Дома у пенсионерки идеальный порядок.
- Когда нас эвакуировали, наша хата ещё стояла. Приехали, а вместо неё огромная яма и кругом лес в руку толщиной. Мы самые последние в деревню вернулись. А у бабки полная изба народу. Хатёнка всего два окошечка. Позже нам сруб поставили. Мы перешли в него весной 1946 года. У брата, как сейчас помню, пальтишечко было сшито из мешка. Он отогнул от проволоки конец, вбил в стену и сказал: «Я больше никуда отсюда не пойду». Платок с матерью и сестрой был один на троих. Если ей надо куда, крикнет: «Вера, поди домой!». Она снимет с меня платок, я сижу дома, а она куда-то идёт. Мы выжили, питаясь травой. Когда стали дрова заготавливать на зиму, оказалось, что в лесу ни одного дерева без осколков от пуль или снарядов. А сколько человек подрывалось на минах и на тракторах, и на лошадях, и пешком.
- Однажды мать поехала менять лапти на хлеб. А брат просился: «Мам, ты ж возьми меня с собой!» Мать не брала, должна была учёба скоро начаться. Школы были в хатах. Ни учебников, ни ручек - ничего же не было. Одну какую-то «Родную речь» нашли. Половина листов есть, половина – нет…

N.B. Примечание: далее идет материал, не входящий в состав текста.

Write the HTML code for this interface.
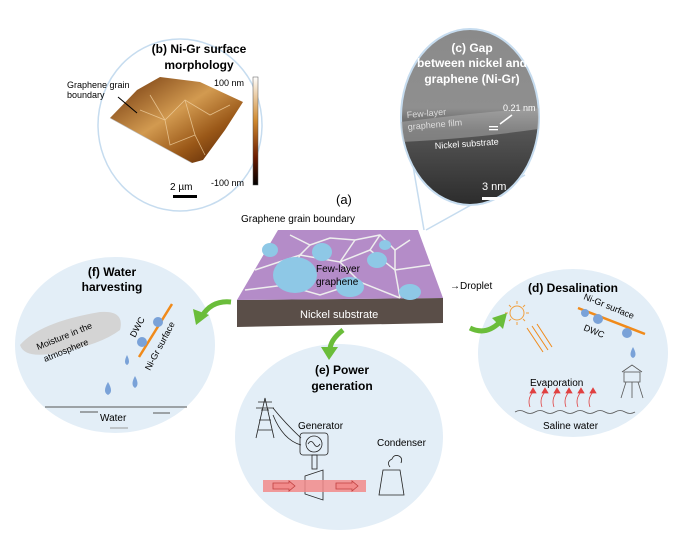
<!DOCTYPE html>
<html><head><style>
body{margin:0;background:#fff}
svg{display:block}
text{font-family:"Liberation Sans",sans-serif}
.b{font-weight:bold}
</style></head><body>
<svg width="685" height="543" viewBox="0 0 685 543">
<defs>
<linearGradient id="afm" x1="0" y1="0" x2="1" y2="1"><stop offset="0" stop-color="#6a3008"/><stop offset="0.45" stop-color="#d29a50"/><stop offset="0.7" stop-color="#9a5818"/><stop offset="1" stop-color="#4a1c03"/></linearGradient>
<linearGradient id="cbar" x1="0" y1="0" x2="0" y2="1"><stop offset="0" stop-color="#fff"/><stop offset="0.4" stop-color="#d08a30"/><stop offset="0.75" stop-color="#6a1a00"/><stop offset="1" stop-color="#000"/></linearGradient>
<linearGradient id="tem" x1="0" y1="0" x2="0" y2="1"><stop offset="0" stop-color="#8a8a8a"/><stop offset="0.45" stop-color="#8f8f8f"/><stop offset="0.58" stop-color="#555"/><stop offset="1" stop-color="#2c2c2c"/></linearGradient>
<clipPath id="cc"><ellipse cx="470" cy="117" rx="69" ry="88"/></clipPath>
</defs>
<!-- c connector lines -->
<line x1="412" y1="160" x2="424" y2="230" stroke="#c6dcef" stroke-width="1.5"/>
<line x1="525" y1="175" x2="426" y2="230" stroke="#c6dcef" stroke-width="1.5"/>
<!-- b circle -->
<ellipse cx="180" cy="125" rx="82" ry="86" fill="#fff" stroke="#c6dcef" stroke-width="1.5"/>
<polygon points="110,118 137,90 160,77 200,82 243,102 225,130 203,160 192,163 150,140" fill="url(#afm)"/>
<g stroke="#f0d0a0" stroke-width="0.8" fill="none" opacity=".8"><path d="M140,110 L165,120 L185,100 L210,115 L230,105"/><path d="M165,120 L170,145 L195,135 L205,155"/><path d="M185,100 L195,135"/><path d="M150,95 L165,120"/></g>
<polyline points="110,118 150,140 192,163" fill="none" stroke="#bbb" stroke-width="0.6"/>
<rect x="253" y="77" width="5" height="108" fill="url(#cbar)" stroke="#555" stroke-width="0.5"/>
<text x="199" y="53" font-size="12" class="b" text-anchor="middle">(b) Ni-Gr surface</text>
<text x="199" y="69" font-size="12" class="b" text-anchor="middle">morphology</text>
<text x="67" y="88" font-size="9">Graphene grain</text>
<text x="67" y="98" font-size="9">boundary</text>
<line x1="118" y1="97" x2="137" y2="113" stroke="#000" stroke-width="1"/>
<text x="214" y="86" font-size="9">100 nm</text>
<text x="211" y="186" font-size="9">-100 nm</text>
<text x="170" y="190" font-size="10">2 µm</text>
<rect x="173" y="195" width="24" height="3" fill="#000"/>
<!-- c circle -->
<ellipse cx="470" cy="117" rx="69" ry="88" fill="url(#tem)" stroke="#c6dcef" stroke-width="2"/>
<g clip-path="url(#cc)"><path d="M400,122 Q450,116 480,113 T545,108 L545,128 Q480,138 400,142Z" fill="#b0b0b0" opacity=".5"/></g>
<text x="472" y="52" font-size="12" class="b" fill="#fff" text-anchor="middle">(c) Gap</text>
<text x="472" y="67" font-size="12" class="b" fill="#fff" text-anchor="middle">between nickel and</text>
<text x="472" y="83" font-size="12" class="b" fill="#fff" text-anchor="middle">graphene (Ni-Gr)</text>
<text x="503" y="111" font-size="9" fill="#fff">0.21 nm</text>
<line x1="512" y1="115" x2="500" y2="124" stroke="#fff" stroke-width="1.5"/>
<text x="407" y="118" font-size="9" fill="#ddd" transform="rotate(-5 407 118)">Few-layer</text>
<text x="408" y="130" font-size="9" fill="#ddd" transform="rotate(-5 408 130)">graphene film</text>
<rect x="489" y="126" width="9" height="1.3" fill="#fff"/><rect x="489" y="129" width="9" height="1.3" fill="#fff"/>
<text x="435" y="149" font-size="9" fill="#fff" transform="rotate(-4 435 149)">Nickel substrate</text>
<text x="482" y="190" font-size="11" fill="#fff">3 nm</text>
<rect x="482" y="197" width="28" height="3" fill="#fff"/>
<!-- f circle -->
<ellipse cx="115" cy="345" rx="100" ry="88" fill="#e3eef7"/>
<text x="112" y="276" font-size="12" class="b" text-anchor="middle">(f) Water</text>
<text x="112" y="291" font-size="12" class="b" text-anchor="middle">harvesting</text>
<path d="M20,345 Q40,322 100,312 Q125,310 120,330 Q100,345 60,352 Q25,360 20,345Z" fill="#d4d4d4"/>
<text x="38" y="350" font-size="9" transform="rotate(-22 38 350)">Moisture in the</text>
<text x="45" y="362" font-size="9" transform="rotate(-22 45 362)">atmosphere</text>
<line x1="139" y1="357" x2="172" y2="304" stroke="#f08a1a" stroke-width="2.5"/>
<text x="135" y="338" font-size="9" transform="rotate(-62 135 338)">DWC</text>
<text x="150" y="371" font-size="9" transform="rotate(-62 150 371)">Ni-Gr surface</text>
<circle cx="158" cy="322" r="5" fill="#7aa2d8"/><circle cx="142" cy="342" r="5" fill="#7aa2d8"/>
<g fill="#7aa2d8"><path d="M127,355 q-4,8 0,10 q4,-2 0,-10z"/><path d="M108,382 q-6,10 0,13 q6,-3 0,-13z"/><path d="M135,376 q-5,9 0,12 q5,-3 0,-12z"/></g>
<line x1="45" y1="407" x2="187" y2="407" stroke="#555"/>
<line x1="80" y1="412" x2="98" y2="412" stroke="#555"/><line x1="153" y1="413" x2="170" y2="413" stroke="#555"/>
<text x="100" y="421" font-size="10">Water</text>
<line x1="110" y1="428" x2="128" y2="428" stroke="#999"/>
<!-- d circle -->
<ellipse cx="573" cy="353" rx="95" ry="84" fill="#e3eef7"/>
<text x="528" y="292" font-size="12" class="b">(d) Desalination</text>
<circle cx="517" cy="313" r="7" fill="none" stroke="#f0a040" stroke-width="1"/>
<g stroke="#f0a040" stroke-width="1"><line x1="517" y1="301" x2="517" y2="304"/><line x1="517" y1="322" x2="517" y2="325"/><line x1="505" y1="313" x2="508" y2="313"/><line x1="526" y1="313" x2="529" y2="313"/><line x1="509" y1="305" x2="511" y2="307"/><line x1="523" y1="319" x2="525" y2="321"/><line x1="525" y1="305" x2="523" y2="307"/><line x1="509" y1="321" x2="511" y2="319"/></g>
<g stroke="#f08a1a" stroke-width="1"><line x1="527" y1="328" x2="543" y2="352"/><line x1="532" y1="326" x2="548" y2="350"/><line x1="537" y1="324" x2="552" y2="347"/></g>
<line x1="578" y1="308" x2="645" y2="334" stroke="#f08a1a" stroke-width="2.5"/>
<text x="583" y="299" font-size="9" transform="rotate(22 583 299)">Ni-Gr surface</text>
<text x="583" y="330" font-size="9" transform="rotate(22 583 330)">DWC</text>
<circle cx="585" cy="313" r="4" fill="#7aa2d8"/><circle cx="598" cy="319" r="5" fill="#7aa2d8"/><circle cx="627" cy="333" r="5" fill="#7aa2d8"/>
<path d="M633,347 q-5,9 0,11 q5,-2 0,-11z" fill="#7aa2d8"/>
<g stroke="#555" fill="none" stroke-width="0.8"><rect x="624" y="372" width="16" height="10"/><path d="M622,372 L632,365 L642,372"/><line x1="626" y1="382" x2="621" y2="398"/><line x1="638" y1="382" x2="643" y2="398"/><line x1="632" y1="382" x2="632" y2="398"/></g>
<text x="530" y="386" font-size="10">Evaporation</text>
<g stroke="#e04040" fill="#e04040" stroke-width="0.8"><path d="M530,407 q-3,-8 3,-15" fill="none"/><path d="M542,407 q-3,-8 3,-15" fill="none"/><path d="M554,407 q-3,-8 3,-15" fill="none"/><path d="M566,407 q-3,-8 3,-15" fill="none"/><path d="M578,407 q-3,-8 3,-15" fill="none"/><path d="M590,407 q-3,-8 3,-15" fill="none"/>
<polygon points="530,393 536,393 533,388"/><polygon points="542,393 548,393 545,388"/><polygon points="554,393 560,393 557,388"/><polygon points="566,393 572,393 569,388"/><polygon points="578,393 584,393 581,388"/><polygon points="590,393 596,393 593,388"/></g>
<path d="M515,412 q5,-3 10,0 t10,0 t10,0 t10,0 t10,0 t10,0 t10,0 t10,0 t10,0 t10,0 t10,0 t10,0" fill="none" stroke="#555" stroke-width="0.8"/>
<text x="543" y="429" font-size="10">Saline water</text>
<!-- e circle -->
<ellipse cx="339" cy="437" rx="104" ry="93" fill="#e3eef7"/>
<text x="342" y="374" font-size="12" class="b" text-anchor="middle">(e) Power</text>
<text x="342" y="390" font-size="12" class="b" text-anchor="middle">generation</text>
<g stroke="#222" fill="none" stroke-width="0.8"><path d="M256,438 L265,398 L274,438 M259,420 L271,420 M258,430 L272,430 M261,410 L269,410 M256,408 L274,408 M258,402 L272,402"/>
<path d="M273,408 q12,15 28,30 M273,415 q10,25 28,30"/>
<rect x="300" y="433" width="28" height="22" rx="3"/><circle cx="314" cy="444" r="8"/><path d="M308,444 q3,-5 6,0 t6,0"/>
<rect x="312" y="455" width="5" height="14"/>
<path d="M305,476 L323,470 L323,500 L305,494Z"/>
<path d="M379,495 L383,470 L400,470 L404,495Z"/><path d="M390,467 q-4,-5 2,-8 q2,-5 7,-3 q4,2 2,7"/></g>
<rect x="263" y="480" width="103" height="12" fill="#f28a8a" opacity=".85"/>
<path d="M273,483 h16 v-2 l6,5 l-6,5 v-2 h-16z" fill="#f28a8a" stroke="#c04040" stroke-width="0.8"/>
<path d="M336,483 h16 v-2 l6,5 l-6,5 v-2 h-16z" fill="#f28a8a" stroke="#c04040" stroke-width="0.8"/>
<text x="298" y="429" font-size="10">Generator</text>
<text x="377" y="446" font-size="10">Condenser</text>
<!-- green arrows -->
<path d="M231,302 Q212,300 202,316" fill="none" stroke="#6abd3a" stroke-width="5"/><polygon points="193,309 196,325 209,315" fill="#6abd3a"/>
<path d="M343,330 Q330,340 330,350" fill="none" stroke="#6abd3a" stroke-width="5"/><polygon points="321,347 338,347 329,360" fill="#6abd3a"/>
<path d="M470,328 Q486,336 500,322" fill="none" stroke="#6abd3a" stroke-width="5"/><polygon points="492,318 507,313 503,329" fill="#6abd3a"/>
<!-- (a) block -->
<text x="336" y="204" font-size="13">(a)</text>
<text x="241" y="222" font-size="10">Graphene grain boundary</text>
<polygon points="237,300 443,298 443,323 237,327" fill="#5a4e48"/>
<polygon points="278,230 418,230 443,298 237,300" fill="#b48cc8"/>
<g stroke="#eee" stroke-width="1.5" fill="none"><path d="M290,235 L310,245 L330,238 L355,240 L380,235 L395,250 L410,240"/><path d="M255,270 L300,255 L340,262 L370,250 L395,270 L430,265"/><path d="M245,290 L285,285 L320,295 L360,282 L400,298"/><path d="M310,245 L300,255 L285,285"/><path d="M355,240 L340,262 L360,282"/><path d="M395,250 L395,270 L400,298"/><path d="M380,235 L370,250"/></g>
<g fill="#8ec8e6"><ellipse cx="295" cy="275" rx="22" ry="18"/><ellipse cx="322" cy="252" rx="10" ry="9"/><ellipse cx="377" cy="260" rx="10" ry="8"/><ellipse cx="350" cy="287" rx="14" ry="10"/><ellipse cx="410" cy="292" rx="11" ry="8"/><ellipse cx="385" cy="245" rx="6" ry="5"/><ellipse cx="270" cy="250" rx="8" ry="7"/></g>
<text x="316" y="272" font-size="10">Few-layer</text>
<text x="316" y="285" font-size="10">graphene</text>
<text x="450" y="289" font-size="10">→Droplet</text>
<text x="300" y="318" font-size="11" fill="#fff">Nickel substrate</text>
</svg>
</body></html>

- Брат очень просился с матерью, видимо, чувствовал свою смерть. Когда мать уезжала надолго, за нами смотрела тётя Оля. Ей во время бомбёжки руку и ногу оторвало. Она отпустила брата с детьми за орехами. 7 или 9 человек пошли. Брат Ванюша самый старший. Он ребятам сказала его внизу ждать, а сам на горку к орешнику поднялся. А там волк лежал, он схватил нашего мальчика. Ребятишки испугались, побежали в деревню. Искать Ванюшу вместе с нами пошёл вернувшийся с войны инвалид. Смотрим, противотанковая траншея зигзагом выкопанная, полянка и на ней одна единственная берёзка. А под ней лежит Ванюшка. Спина исцарапана. Думали, может ничего, перевернули, а у него все внутренности выедены. Схоронили в тот же день. Бывало с сестрой схватимся, нет матери. Идём на кладбище, а она там. Позже стали возвращаться с войны мужчины. С одним из них мать стала жить не расписанной. Родила ещё троих детей.
- Муж у меня был тоже малолетним узником. Жили душа в душу. Детей таких хороших родили. Я 6 лет в леспромхозе на лесоповале работала, была грузчиком леса. Из армии муж пришёл, и мы приехали сюда в Товарково. Он устроился на железную дорогу. 40 лет и я на железной дороге проработала. Ветеран труда. 32 человека рабочих, а звание дали только двоим - мне и Полинке Носовой. А ведь я только 4 класса кончила. Лишь только по арифметике 4 было. Да какая может быть учёба, когда матери надо было помогать. Как-то сын сказал мужу: «Папа, одна мать у нас неграмотная. Но мы очень многому учимся у неё».
Живёт женщина в доме сына. Несколько лет назад изба горела. Все деньги, которые были у детей, они вложили в ремонт дома, в котором живёт их мать.
Несколько лет назад малолетнюю узницу признали нуждающейся в жилье. Но региональное министерство труда и социальной защиты так и не перечислило деньги застройщику.
- Ох, как брошен народ! Да ладно мы, наше-то всё уже прошло, а ваше - впереди. Не знаю даже, как вам в таком равнодушии жить.